◆ STATED PROBLEM ◆
Quote the data below in full, minus the images.

◆ SUPPLIED DATA ◆
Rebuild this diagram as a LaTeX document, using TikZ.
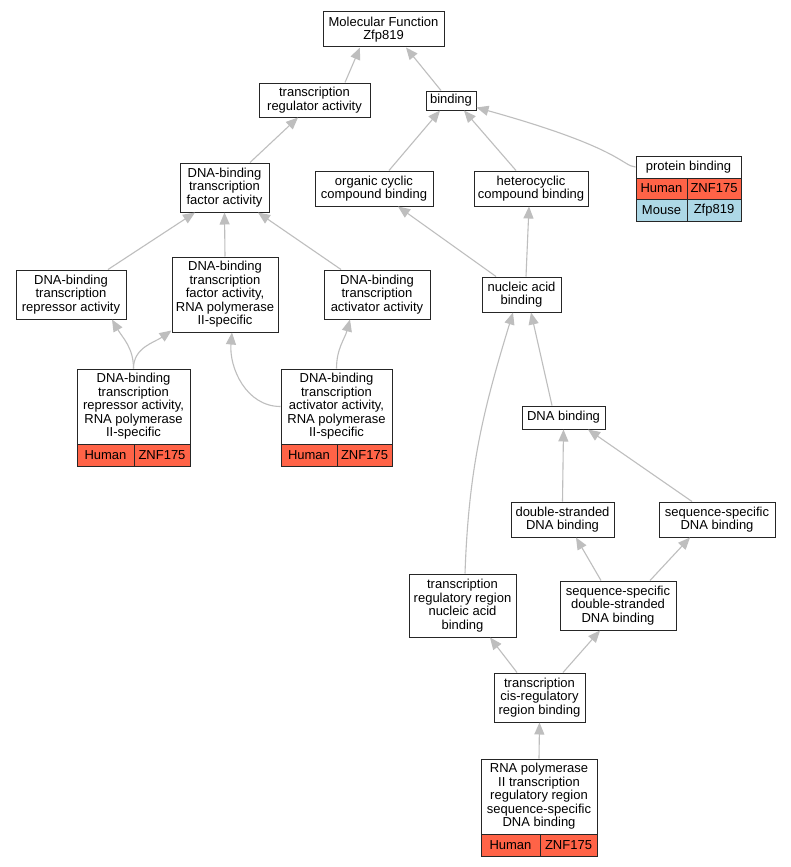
\documentclass[tikz,border=0pt]{standalone}
\usepackage{fontspec}
\setmainfont{Liberation Sans}
\usetikzlibrary{arrows.meta}
\definecolor{human}{HTML}{FF6347}
\definecolor{mouse}{HTML}{ADD8E6}
\definecolor{edgegray}{HTML}{BEBEBE}

\begin{document}
\begin{tikzpicture}[x=1pt, y=-1pt, align=center,
  term/.style={draw=black!85, line width=1pt, fill=white, inner sep=0pt,
    font=\fontsize{13}{13.5}\selectfont},
  cell/.style={draw=black!85, line width=0.9pt, inner sep=0pt,
    font=\fontsize{13}{13.5}\selectfont},
  edge/.style={draw=edgegray, line width=1.1pt,
    -{Triangle[length=12pt, width=10pt, fill=edgegray]}}]
\fill[white] (0,0) rectangle (791,867);
\useasboundingbox (0,0) rectangle (791,867);

% terms
\node[term, minimum width=121, minimum height=35] (mf) at (383.5,29.5) {Molecular Function\\Zfp819};
\node[term, minimum width=111, minimum height=34] (tra) at (314.5,100) {transcription\\regulator activity};
\node[term, minimum width=50, minimum height=19] (bind) at (451,100.5) {binding};
\node[term, minimum width=89, minimum height=49] (dtf) at (224.5,187.5) {DNA-binding\\transcription\\factor activity};
\node[term, minimum width=118, minimum height=35] (ocb) at (374,188.5) {organic cyclic\\compound binding};
\node[term, minimum width=114, minimum height=35] (hcb) at (531,188.5) {heterocyclic\\compound binding};
\node[term, minimum width=110, minimum height=49] (rep) at (71,294.5) {DNA-binding\\transcription\\repressor activity};
\node[term, minimum width=106, minimum height=75] (dtfp) at (225,294.5) {DNA-binding\\transcription\\factor activity,\\RNA polymerase\\II-specific};
\node[term, minimum width=106, minimum height=49] (act) at (377,294.5) {DNA-binding\\transcription\\activator activity};
\node[term, minimum width=79, minimum height=35] (nab) at (521.5,294.5) {nucleic acid\\binding};
\node[term, minimum width=83, minimum height=23] (dnab) at (563.5,417.5) {DNA binding};
\node[term, minimum width=103, minimum height=35] (dsb) at (562.5,519.5) {double-stranded\\DNA binding};
\node[term, minimum width=116, minimum height=35] (ssb) at (717,519.5) {sequence-specific\\DNA binding};
\node[term, minimum width=116, minimum height=49] (ssds) at (618,605.5) {sequence-specific\\double-stranded\\DNA binding};
\node[term, minimum width=107, minimum height=63] (trr) at (462.5,605.5) {transcription\\regulatory region\\nucleic acid\\binding};
\node[term, minimum width=91, minimum height=49] (cis) at (539.5,697.5) {transcription\\cis-regulatory\\region binding};

% terms with genes
\node[term, minimum width=105, minimum height=22] (pb) at (688.5,167) {protein binding};
\node[cell, fill=human, minimum width=51, minimum height=21] (pbh) at (661.5,188.5) {Human};
\node[cell, fill=human, minimum width=54, minimum height=21] (pbhg) at (714,188.5) {ZNF175};
\node[cell, fill=mouse, minimum width=51, minimum height=22] (pbm) at (661.5,210) {Mouse};
\node[cell, fill=mouse, minimum width=54, minimum height=22] (pbmg) at (714,210) {Zfp819};

\node[term, minimum width=113, minimum height=75] (repp) at (133.5,406.5) {DNA-binding\\transcription\\repressor activity,\\RNA polymerase\\II-specific};
\node[cell, fill=human, minimum width=57, minimum height=22] (repph) at (105.5,455) {Human};
\node[cell, fill=human, minimum width=56, minimum height=22] (repphg) at (162,455) {ZNF175};

\node[term, minimum width=111, minimum height=75] (actp) at (336.5,406.5) {DNA-binding\\transcription\\activator activity,\\RNA polymerase\\II-specific};
\node[cell, fill=human, minimum width=56, minimum height=22] (actph) at (309,455) {Human};
\node[cell, fill=human, minimum width=55, minimum height=22] (actphg) at (364.5,455) {ZNF175};

\node[term, minimum width=116, minimum height=75] (rnap) at (539,796.5) {RNA polymerase\\II transcription\\regulatory region\\sequence-specific\\DNA binding};
\node[cell, fill=human, minimum width=59, minimum height=22] (rnaph) at (510.5,845) {Human};
\node[cell, fill=human, minimum width=57, minimum height=22] (rnaphg) at (568.5,845) {ZNF175};

% is_a edges
\draw[edge] ([xshift=30.5]tra.north) -- ([xshift=-23.5]mf.south);
\draw[edge] ([xshift=-10]bind.north) -- ([xshift=22.5]mf.south);
\draw[edge] ([xshift=25.5]dtf.north) -- ([xshift=-16.5]tra.south);
\draw[edge] ([xshift=15]ocb.north) -- ([xshift=-11]bind.south);
\draw[edge] ([xshift=-15]hcb.north) -- ([xshift=13]bind.south);
\draw[edge] (pb.west) .. controls (622,166) and (622,148) .. ([yshift=-7]bind.east);
\draw[edge] ([xshift=37]rep.north) -- ([xshift=-29.5]dtf.south);
\draw[edge] (dtfp.north) -- (dtf.south);
\draw[edge] ([xshift=-36]act.north) -- ([xshift=33.5]dtf.south);
\draw[edge] ([xshift=-25.5]nab.north) -- ([xshift=24]ocb.south);
\draw[edge] ([xshift=4.5]nab.north) -- ([xshift=-2]hcb.south);
\draw[edge] (repp.north) to[out=90, in=-60] ([xshift=41]rep.south);
\draw[edge] (repp.north) to[out=90, in=-145] ([yshift=2]dtfp.south west);
\draw[edge] (actp.west) to[out=180, in=-95] ([xshift=7]dtfp.south);
\draw[edge] (actp.north) to[out=90, in=-105] ([xshift=-27]act.south);
\draw[edge] ([xshift=-11.5]dnab.north) -- ([xshift=9.5]nab.south);
\draw[edge] ([xshift=2.5]trr.north) to[out=88, in=-107] ([xshift=-8.5]nab.south);
\draw[edge] (dsb.north) -- (dnab.south);
\draw[edge] ([xshift=-25]ssb.north) -- ([xshift=24.5]dnab.south);
\draw[edge] ([xshift=-17]ssds.north) -- ([xshift=13.5]dsb.south);
\draw[edge] ([xshift=32]ssds.north) -- ([xshift=-27]ssb.south);
\draw[edge] ([xshift=-22.5]cis.north) -- ([xshift=27.5]trr.south);
\draw[edge] ([xshift=23.5]cis.north) -- ([xshift=-18]ssds.south);
\draw[edge] (rnap.north) -- (cis.south);
\end{tikzpicture}
\end{document}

◆ ANSWER BELOW ◆
Rebuild this diagram as a LaTeX document, using TikZ.
\documentclass[tikz,border=0pt]{standalone}
\usepackage{fontspec}
\setmainfont{Liberation Sans}
\usetikzlibrary{arrows.meta}
\definecolor{human}{HTML}{FF6347}
\definecolor{mouse}{HTML}{ADD8E6}
\definecolor{edgegray}{HTML}{BEBEBE}

\begin{document}
\begin{tikzpicture}[x=1pt, y=-1pt, align=center,
  term/.style={draw=black!85, line width=1pt, fill=white, inner sep=0pt,
    font=\fontsize{13}{13.5}\selectfont},
  cell/.style={draw=black!85, line width=0.9pt, inner sep=0pt,
    font=\fontsize{13}{13.5}\selectfont},
  edge/.style={draw=edgegray, line width=1.1pt,
    -{Triangle[length=12pt, width=10pt, fill=edgegray]}}]
\fill[white] (0,0) rectangle (791,867);
\useasboundingbox (0,0) rectangle (791,867);

% terms
\node[term, minimum width=121, minimum height=35] (mf) at (383.5,29.5) {Molecular Function\\Zfp819};
\node[term, minimum width=111, minimum height=34] (tra) at (314.5,100) {transcription\\regulator activity};
\node[term, minimum width=50, minimum height=19] (bind) at (451,100.5) {binding};
\node[term, minimum width=89, minimum height=49] (dtf) at (224.5,187.5) {DNA-binding\\transcription\\factor activity};
\node[term, minimum width=118, minimum height=35] (ocb) at (374,188.5) {organic cyclic\\compound binding};
\node[term, minimum width=114, minimum height=35] (hcb) at (531,188.5) {heterocyclic\\compound binding};
\node[term, minimum width=110, minimum height=49] (rep) at (71,294.5) {DNA-binding\\transcription\\repressor activity};
\node[term, minimum width=106, minimum height=75] (dtfp) at (225,294.5) {DNA-binding\\transcription\\factor activity,\\RNA polymerase\\II-specific};
\node[term, minimum width=106, minimum height=49] (act) at (377,294.5) {DNA-binding\\transcription\\activator activity};
\node[term, minimum width=79, minimum height=35] (nab) at (521.5,294.5) {nucleic acid\\binding};
\node[term, minimum width=83, minimum height=23] (dnab) at (563.5,417.5) {DNA binding};
\node[term, minimum width=103, minimum height=35] (dsb) at (562.5,519.5) {double-stranded\\DNA binding};
\node[term, minimum width=116, minimum height=35] (ssb) at (717,519.5) {sequence-specific\\DNA binding};
\node[term, minimum width=116, minimum height=49] (ssds) at (618,605.5) {sequence-specific\\double-stranded\\DNA binding};
\node[term, minimum width=107, minimum height=63] (trr) at (462.5,605.5) {transcription\\regulatory region\\nucleic acid\\binding};
\node[term, minimum width=91, minimum height=49] (cis) at (539.5,697.5) {transcription\\cis-regulatory\\region binding};

% terms with genes
\node[term, minimum width=105, minimum height=22] (pb) at (688.5,167) {protein binding};
\node[cell, fill=human, minimum width=51, minimum height=21] (pbh) at (661.5,188.5) {Human};
\node[cell, fill=human, minimum width=54, minimum height=21] (pbhg) at (714,188.5) {ZNF175};
\node[cell, fill=mouse, minimum width=51, minimum height=22] (pbm) at (661.5,210) {Mouse};
\node[cell, fill=mouse, minimum width=54, minimum height=22] (pbmg) at (714,210) {Zfp819};

\node[term, minimum width=113, minimum height=75] (repp) at (133.5,406.5) {DNA-binding\\transcription\\repressor activity,\\RNA polymerase\\II-specific};
\node[cell, fill=human, minimum width=57, minimum height=22] (repph) at (105.5,455) {Human};
\node[cell, fill=human, minimum width=56, minimum height=22] (repphg) at (162,455) {ZNF175};

\node[term, minimum width=111, minimum height=75] (actp) at (336.5,406.5) {DNA-binding\\transcription\\activator activity,\\RNA polymerase\\II-specific};
\node[cell, fill=human, minimum width=56, minimum height=22] (actph) at (309,455) {Human};
\node[cell, fill=human, minimum width=55, minimum height=22] (actphg) at (364.5,455) {ZNF175};

\node[term, minimum width=116, minimum height=75] (rnap) at (539,796.5) {RNA polymerase\\II transcription\\regulatory region\\sequence-specific\\DNA binding};
\node[cell, fill=human, minimum width=59, minimum height=22] (rnaph) at (510.5,845) {Human};
\node[cell, fill=human, minimum width=57, minimum height=22] (rnaphg) at (568.5,845) {ZNF175};

% is_a edges
\draw[edge] ([xshift=30.5]tra.north) -- ([xshift=-23.5]mf.south);
\draw[edge] ([xshift=-10]bind.north) -- ([xshift=22.5]mf.south);
\draw[edge] ([xshift=25.5]dtf.north) -- ([xshift=-16.5]tra.south);
\draw[edge] ([xshift=15]ocb.north) -- ([xshift=-11]bind.south);
\draw[edge] ([xshift=-15]hcb.north) -- ([xshift=13]bind.south);
\draw[edge] (pb.west) .. controls (622,166) and (622,148) .. ([yshift=-7]bind.east);
\draw[edge] ([xshift=37]rep.north) -- ([xshift=-29.5]dtf.south);
\draw[edge] (dtfp.north) -- (dtf.south);
\draw[edge] ([xshift=-36]act.north) -- ([xshift=33.5]dtf.south);
\draw[edge] ([xshift=-25.5]nab.north) -- ([xshift=24]ocb.south);
\draw[edge] ([xshift=4.5]nab.north) -- ([xshift=-2]hcb.south);
\draw[edge] (repp.north) to[out=90, in=-60] ([xshift=41]rep.south);
\draw[edge] (repp.north) to[out=90, in=-145] ([yshift=2]dtfp.south west);
\draw[edge] (actp.west) to[out=180, in=-95] ([xshift=7]dtfp.south);
\draw[edge] (actp.north) to[out=90, in=-105] ([xshift=-27]act.south);
\draw[edge] ([xshift=-11.5]dnab.north) -- ([xshift=9.5]nab.south);
\draw[edge] ([xshift=2.5]trr.north) to[out=88, in=-107] ([xshift=-8.5]nab.south);
\draw[edge] (dsb.north) -- (dnab.south);
\draw[edge] ([xshift=-25]ssb.north) -- ([xshift=24.5]dnab.south);
\draw[edge] ([xshift=-17]ssds.north) -- ([xshift=13.5]dsb.south);
\draw[edge] ([xshift=32]ssds.north) -- ([xshift=-27]ssb.south);
\draw[edge] ([xshift=-22.5]cis.north) -- ([xshift=27.5]trr.south);
\draw[edge] ([xshift=23.5]cis.north) -- ([xshift=-18]ssds.south);
\draw[edge] (rnap.north) -- (cis.south);
\end{tikzpicture}
\end{document}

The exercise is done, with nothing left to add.